Short problem =
Look at the data below and print exactly the lines from its first line through the line with "import plotly.graph_objects as go"; the pictures stay out of the copy.

Supplied information =
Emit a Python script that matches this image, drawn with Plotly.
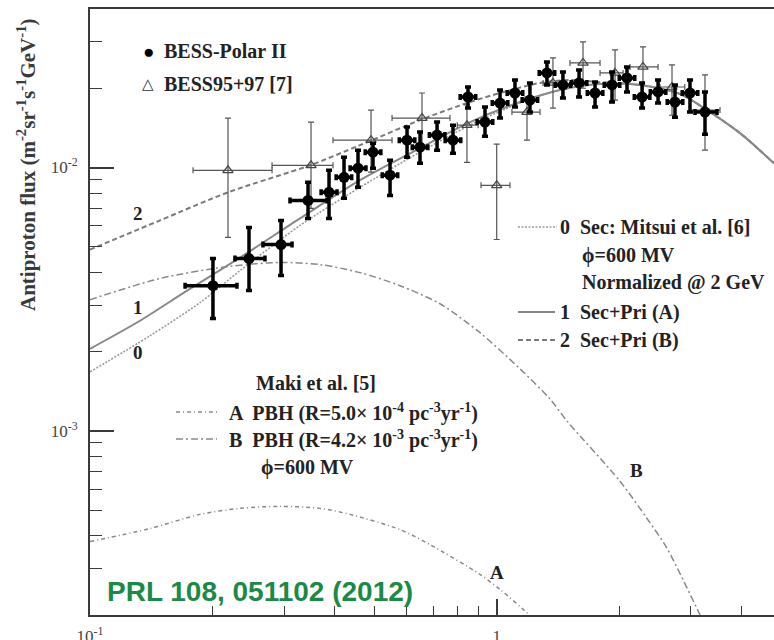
import plotly.graph_objects as go

# ---------------- data ----------------
# BESS-Polar II
bp_E = [0.2006, 0.246, 0.2949, 0.3436, 0.387, 0.4213, 0.456, 0.4964, 0.5467, 0.6019,
        0.6478, 0.7134, 0.7807, 0.85, 0.9359, 1.019, 1.109, 1.207, 1.329, 1.455,
        1.594, 1.745, 1.921, 2.091, 2.277, 2.493, 2.744, 2.987, 3.252]
bp_E_lo = [0.1713, 0.2272, 0.2662, 0.3103, 0.370, 0.403, 0.436, 0.475, 0.523, 0.576,
           0.620, 0.683, 0.747, 0.813, 0.895, 0.975, 1.061, 1.155, 1.272, 1.392,
           1.525, 1.670, 1.838, 2.001, 2.179, 2.386, 2.626, 2.858, 3.073]
bp_E_hi = [0.2298, 0.2693, 0.3139, 0.3825, 0.405, 0.440, 0.477, 0.519, 0.571, 0.629,
           0.677, 0.746, 0.816, 0.888, 0.978, 1.065, 1.159, 1.261, 1.389, 1.520,
           1.666, 1.824, 2.007, 2.185, 2.380, 2.605, 2.868, 3.122, 3.481]
bp_flux = [3.56e-3, 4.51e-3, 5.10e-3, 7.50e-3, 8.05e-3, 9.18e-3, 9.94e-3, 1.144e-2, 9.35e-3, 1.27e-2,
           1.195e-2, 1.328e-2, 1.27e-2, 1.853e-2, 1.488e-2, 1.758e-2, 1.919e-2, 1.804e-2, 2.287e-2, 2.059e-2,
           2.095e-2, 1.919e-2, 2.059e-2, 2.189e-2, 1.853e-2, 1.936e-2, 1.773e-2, 1.919e-2, 1.624e-2]
bp_flux_hi = [4.51e-3, 5.92e-3, 6.29e-3, 8.79e-3, 9.76e-3, 1.094e-2, 1.164e-2, 1.238e-2, 1.066e-2, 1.424e-2,
              1.363e-2, 1.488e-2, 1.449e-2, 2.022e-2, 1.697e-2, 1.97e-2, 2.15e-2, 2.095e-2, 2.518e-2, 2.307e-2,
              2.348e-2, 2.113e-2, 2.307e-2, 2.41e-2, 2.095e-2, 2.15e-2, 2.059e-2, 2.15e-2, 1.936e-2]
bp_flux_lo = [2.67e-3, 3.41e-3, 3.89e-3, 6.41e-3, 6.41e-3, 7.64e-3, 8.41e-3, 9.94e-3, 7.84e-3, 1.094e-2,
              1.038e-2, 1.164e-2, 1.134e-2, 1.682e-2, 1.316e-2, 1.541e-2, 1.697e-2, 1.624e-2, 2.059e-2, 1.837e-2,
              1.853e-2, 1.697e-2, 1.773e-2, 1.936e-2, 1.682e-2, 1.758e-2, 1.553e-2, 1.624e-2, 1.339e-2]

# BESS95+97
b9_E = [0.2184, 0.3495, 0.4909, 0.6551, 0.845, 1.0, 1.187, 1.375, 1.630, 1.954, 2.289, 2.698, 3.252]
b9_E_lo = [0.1792, 0.2803, 0.3958, 0.5529, 0.80, 0.915, 1.090, 1.30, 1.514, 1.795, 2.127, 2.52, 2.987]
b9_E_hi = [0.2803, 0.3958, 0.5529, 0.7675, 0.90, 1.078, 1.278, 1.45, 1.795, 2.045, 2.493, 2.90, 3.54]
b9_flux = [9.76e-3, 1.02e-2, 1.27e-2, 1.541e-2, 1.449e-2, 8.56e-3, 1.624e-2, 2.095e-2, 2.497e-2, 2.287e-2,
           2.41e-2, 2.022e-2, 1.653e-2]
b9_flux_hi = [1.541e-2, 1.488e-2, 1.653e-2, 1.919e-2, 1.73e-2, 1.227e-2, 1.85e-2, 2.608e-2, 3.0e-2, 2.798e-2,
              2.872e-2, 2.453e-2, 2.247e-2]
b9_flux_lo = [5.43e-3, 7.0e-3, 9.6e-3, 1.216e-2, 1.047e-2, 5.33e-3, 1.27e-2, 1.682e-2, 2.0e-2, 1.804e-2,
              1.88e-2, 1.58e-2, 1.164e-2]

# model curves
c0_E = [0.1, 0.1404, 0.1864, 0.2338, 0.3284, 0.4612, 0.6475, 0.86, 1.141, 1.431, 1.795, 2.251, 2.823, 3.289, 3.965, 4.806]
c0_flux = [1.675e-3, 2.297e-3, 3.07e-3, 4.06e-3, 6.03e-3, 8.41e-3, 1.144e-2, 1.449e-2, 1.758e-2, 1.97e-2,
           2.077e-2, 2.059e-2, 1.902e-2, 1.653e-2, 1.351e-2, 1.038e-2]
c1_E = [0.1, 0.1327, 0.1732, 0.2338, 0.3284, 0.4612, 0.6475, 0.86, 1.141, 1.431, 1.795, 2.251, 2.823, 3.289, 3.965, 4.806]
c1_flux = [2.05e-3, 2.62e-3, 3.41e-3, 4.55e-3, 6.41e-3, 8.95e-3, 1.184e-2, 1.488e-2, 1.773e-2, 1.97e-2,
           2.077e-2, 2.059e-2, 1.902e-2, 1.653e-2, 1.351e-2, 1.038e-2]
c2_E = [0.1, 0.1486, 0.2184, 0.3475, 0.4612, 0.6475, 0.86, 1.019, 1.278, 1.514, 1.795, 2.251, 2.823, 3.289, 3.965, 4.806]
c2_flux = [4.88e-3, 6.30e-3, 8.05e-3, 1.02e-2, 1.216e-2, 1.514e-2, 1.773e-2, 1.919e-2, 2.095e-2, 2.15e-2,
           2.11e-2, 2.059e-2, 1.902e-2, 1.653e-2, 1.351e-2, 1.038e-2]
cA_E = [0.1, 0.1404, 0.1864, 0.2338, 0.2932, 0.3677, 0.4357, 0.5783, 0.6855, 0.9097, 1.019, 1.207, 1.278]
cA_flux = [3.80e-4, 4.26e-4, 4.82e-4, 5.08e-4, 5.17e-4, 5.08e-4, 4.82e-4, 4.22e-4, 3.70e-4, 2.85e-4,
           2.50e-4, 1.99e-4, 1.805e-4]
cB_E = [0.1, 0.1486, 0.2184, 0.2932, 0.3677, 0.4612, 0.5783, 0.7252, 0.9097, 1.141, 1.352, 1.489,
        2.010, 2.342, 2.623, 3.161, 3.384]
cB_flux = [3.15e-3, 3.79e-3, 4.21e-3, 4.36e-3, 4.28e-3, 3.99e-3, 3.56e-3, 3.04e-3, 2.36e-3, 1.72e-3,
           1.322e-3, 1.09e-3, 6.44e-4, 4.65e-4, 3.58e-4, 2.005e-4, 1.63e-4]

x_major = [0.1, 1]
x_major_text = ["10<sup>-1</sup>", "1"]
x_minor = [0.2, 0.3, 0.4, 0.5, 0.6, 0.7, 0.8, 0.9, 2, 3, 4]
y_major = [1e-3, 1e-2]
y_major_text = ["10<sup>-3</sup>", "10<sup>-2</sup>"]
y_minor = [3e-4, 4e-4, 5e-4, 6e-4, 7e-4, 8e-4, 9e-4,
           2e-3, 3e-3, 4e-3, 5e-3, 6e-3, 7e-3, 8e-3, 9e-3, 2e-2, 3e-2, 4e-2]

# ---------------- figure ----------------
SERIF = "Liberation Serif, Times New Roman, serif"
TXT = "#222222"
FS = 20

fig = go.Figure()

def curve(x, y, dash, width, color):
    fig.add_trace(go.Scatter(x=x, y=y, mode="lines", showlegend=False, hoverinfo="skip",
                             line=dict(color=color, width=width, dash=dash, shape="spline", smoothing=0.8)))

curve(cA_E, cA_flux, "4px,3px,1px,3px", 1.5, "#8a8a8a")
curve(cB_E, cB_flux, "7px,3px,2px,3px", 1.5, "#8a8a8a")
curve(c0_E, c0_flux, "2px,1.5px", 1.6, "#9a9a9a")
curve(c2_E, c2_flux, "5px,3px", 2, "#7a7a7a")
curve(c1_E, c1_flux, "solid", 2, "#888888")

fig.add_trace(go.Scatter(
    x=b9_E, y=b9_flux, mode="markers", showlegend=False,
    marker=dict(symbol="triangle-up-open", size=9, color="#444444", line=dict(width=1.2, color="#444444")),
    error_y=dict(type="data", symmetric=False,
                 array=[h - v for h, v in zip(b9_flux_hi, b9_flux)],
                 arrayminus=[v - l for v, l in zip(b9_flux, b9_flux_lo)],
                 color="#555555", thickness=1.2, width=3),
    error_x=dict(type="data", symmetric=False,
                 array=[h - v for h, v in zip(b9_E_hi, b9_E)],
                 arrayminus=[v - l for v, l in zip(b9_E, b9_E_lo)],
                 color="#555555", thickness=1.2, width=3),
))

fig.add_trace(go.Scatter(
    x=bp_E, y=bp_flux, mode="markers", showlegend=False,
    marker=dict(symbol="circle", size=11, color="black"),
    error_y=dict(type="data", symmetric=False,
                 array=[h - v for h, v in zip(bp_flux_hi, bp_flux)],
                 arrayminus=[v - l for v, l in zip(bp_flux, bp_flux_lo)],
                 color="black", thickness=3.5, width=3),
    error_x=dict(type="data", symmetric=False,
                 array=[h - v for h, v in zip(bp_E_hi, bp_E)],
                 arrayminus=[v - l for v, l in zip(bp_E, bp_E_lo)],
                 color="black", thickness=3.5, width=3),
))

W, H = 774, 640
ML, MR, MT, MB = 90, 0, 9, 25
PW, PH = W - ML - MR, H - MT - MB

def px(xp):
    return (xp - ML) / PW

def py(yp):
    return 1 - (yp - MT) / PH

def ann(text, x, y, xanchor="left", size=FS, color=TXT, family=SERIF, bold=True, angle=0):
    fig.add_annotation(text=("<b>%s</b>" % text) if bold else text, x=px(x), y=py(y),
                       xref="paper", yref="paper", xanchor=xanchor, yanchor="middle",
                       showarrow=False, textangle=angle,
                       font=dict(size=size, color=color, family=family))

def sample(x0, x1, y, dash, width=1.6, color="#808080"):
    fig.add_shape(type="line", xref="paper", yref="paper", x0=px(x0), x1=px(x1), y0=py(y), y1=py(y),
                  line=dict(color=color, width=width, dash=dash))

# top-left legend
ann("●", 148, 51, xanchor="center", size=19, bold=False, color="black")
ann("BESS-Polar II", 162, 51)
ann("△", 148, 84, xanchor="center", size=15, bold=False, color="#333333")
ann("BESS95+97 [7]", 162, 84)

# curve numbers
ann("2", 138, 213, xanchor="center", size=19)
ann("1", 138, 308, xanchor="center", size=19)
ann("0", 138, 352, xanchor="center", size=19)

# right legend
sample(518, 557, 227, "2px,1.5px", 1.6, "#9a9a9a")
ann("0  Sec: Mitsui et al. [6]", 558, 227)
ann("ϕ=600 MV", 580, 255)
ann("Normalized @ 2 GeV", 580, 282)
sample(518, 555, 312, "solid", 2, "#888888")
ann("1  Sec+Pri (A)", 558, 312)
sample(518, 555, 340, "5px,3px", 2, "#7a7a7a")
ann("2  Sec+Pri (B)", 558, 340)

# middle legend
ann("Maki et al. [5]", 254, 383)
sample(176, 217, 412, "4px,3px,1px,3px", 1.5, "#8a8a8a")
ann("A  PBH (R=5.0× 10<sup>-4</sup> pc<sup>-3</sup>yr<sup>-1</sup>)", 227, 412)
sample(176, 217, 439, "7px,3px,2px,3px", 1.5, "#8a8a8a")
ann("B  PBH (R=4.2× 10<sup>-3</sup> pc<sup>-3</sup>yr<sup>-1</sup>)", 227, 439)
ann("ϕ=600 MV", 259, 467)

ann("B", 636, 470, xanchor="center", size=19)
ann("A", 497, 572, xanchor="center", size=19)

ann("PRL 108, 051102 (2012)", 105, 591, size=28, color="#1b8a47",
    family="Liberation Sans, Arial, sans-serif")

# y-axis title
ann("Antiproton flux (m<sup>-2</sup>sr<sup>-1</sup>s<sup>-1</sup>GeV<sup>-1</sup>)", 26, 165,
    xanchor="center", size=21, color="#3a3a3a", angle=-90)

axis_common = dict(type="log", showgrid=False, zeroline=False, showline=True, automargin=False,
                   linecolor="#3a3a3a", linewidth=2, ticks="inside", tickcolor="#3a3a3a",
                   tickwidth=1.5, tickfont=dict(family=SERIF, size=17, color="#444444"))

fig.update_layout(
    width=W, height=H, margin=dict(l=ML, r=MR, t=MT, b=MB, autoexpand=False),
    paper_bgcolor="white", plot_bgcolor="white", showlegend=False,
    xaxis=dict(**axis_common, range=[-1, 0.6818], tickmode="array", tickvals=x_major,
               ticktext=x_major_text, ticklen=16, mirror=True, ticklabelstandoff=5,
               minor=dict(tickmode="array", tickvals=x_minor, ticks="inside", ticklen=9,
                          tickcolor="#3a3a3a", tickwidth=1.2)),
    yaxis=dict(**axis_common, range=[-3.699, -1.398], tickmode="array", tickvals=y_major,
               ticktext=y_major_text, ticklen=24, ticklabelstandoff=7,
               minor=dict(tickmode="array", tickvals=y_minor, ticks="inside", ticklen=12,
                          tickcolor="#3a3a3a", tickwidth=1.2)),
)

fig.write_html("out.html")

Full output =
Emit a Python script that matches this image, drawn with Plotly.
import plotly.graph_objects as go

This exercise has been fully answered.